Parce que j’adore les livres…. Voici un titre pas tout jeune d’ailleurs (que les moins de 20 ans…) :
Qui pleure?
Publié aux éditions du sourire qui mord (ne le chercher pas vous le trouverez seulement en bibliothèque) de Christian Bruel , Anne Galland et Anne Bozelec.
Pour en savoir plus vous pouvez vous rendre sur le site : http://lajoieparleslivres.bnf.fr/masc/Integration/JOIE/statique/univ/interfaceschoisies/Sourire_qui_mord/rubrique_edition_albums.html
Bon week end et bonne lecture. 🙂
Bonjour Be, et merci pour ce lien qui ne rajeunit effectivement. J’aime particulièrement la conclusion du petit résumé “Tu sais maman, ça ne va pas toujours mal quand on pleure !”
C’est tellement vrai! Il arrive que l’on pleure de rire !
A quand un post sur le rire… Celui des enfants…. Si émouvant. 🙂
Bonne semaine
Voilà un beau sujet. On verra ce que cette capricieuse d’inspiration en fera.
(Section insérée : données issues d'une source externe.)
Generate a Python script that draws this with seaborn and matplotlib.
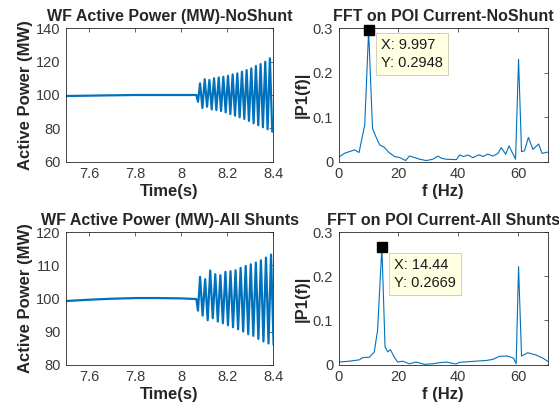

Bonne semaine
Les larmes d’un homme jean de Toulon
Dans le froissement de nos draps
Prends-moi dans tes bras
Le parfum de ta peau
Me transcende et m’enivre
Et mon âme ivre
Tel un bateau
Vers ton cœur s’en va.
Oh, toi ma femme
Mon flambeau
Mon oriflamme
Mon plus beau joyau.
Ta douce chaleur
Exalte notre bonheur
Et ravive le feu
Amoureux
Qui brûle en moi !
Ouvres-moi encore tes mains
Pour y nicher tous mes chagrins
Caresse encore mes cheveux
En un geste langoureux
Sans toi vois-tu
Je ne suis plus rien
Qu’un homme au cœur nu
Face à son destin
Pourquoi as-tu desserré tes bras
Sacrifié notre histoire
Où nous avions écrit
Durant vingt ans
Nos plus belles pages d’amour
Souviens-toi
A l’église
Dieu avait dit
Jusqu’à ce que la mort nous sépare
Pourquoi lui avoir désobéi
Et brisé les amarres.
Mon amour
Tu fus pour moi un rêve
Doux et délicieux
Une histoire trop brève
Et je te dois cet aveu
Les hommes pleurent aussi
Mais, la nuit.
SEULS
Très joli. Merci pour cette belle participation pleine d’émotions.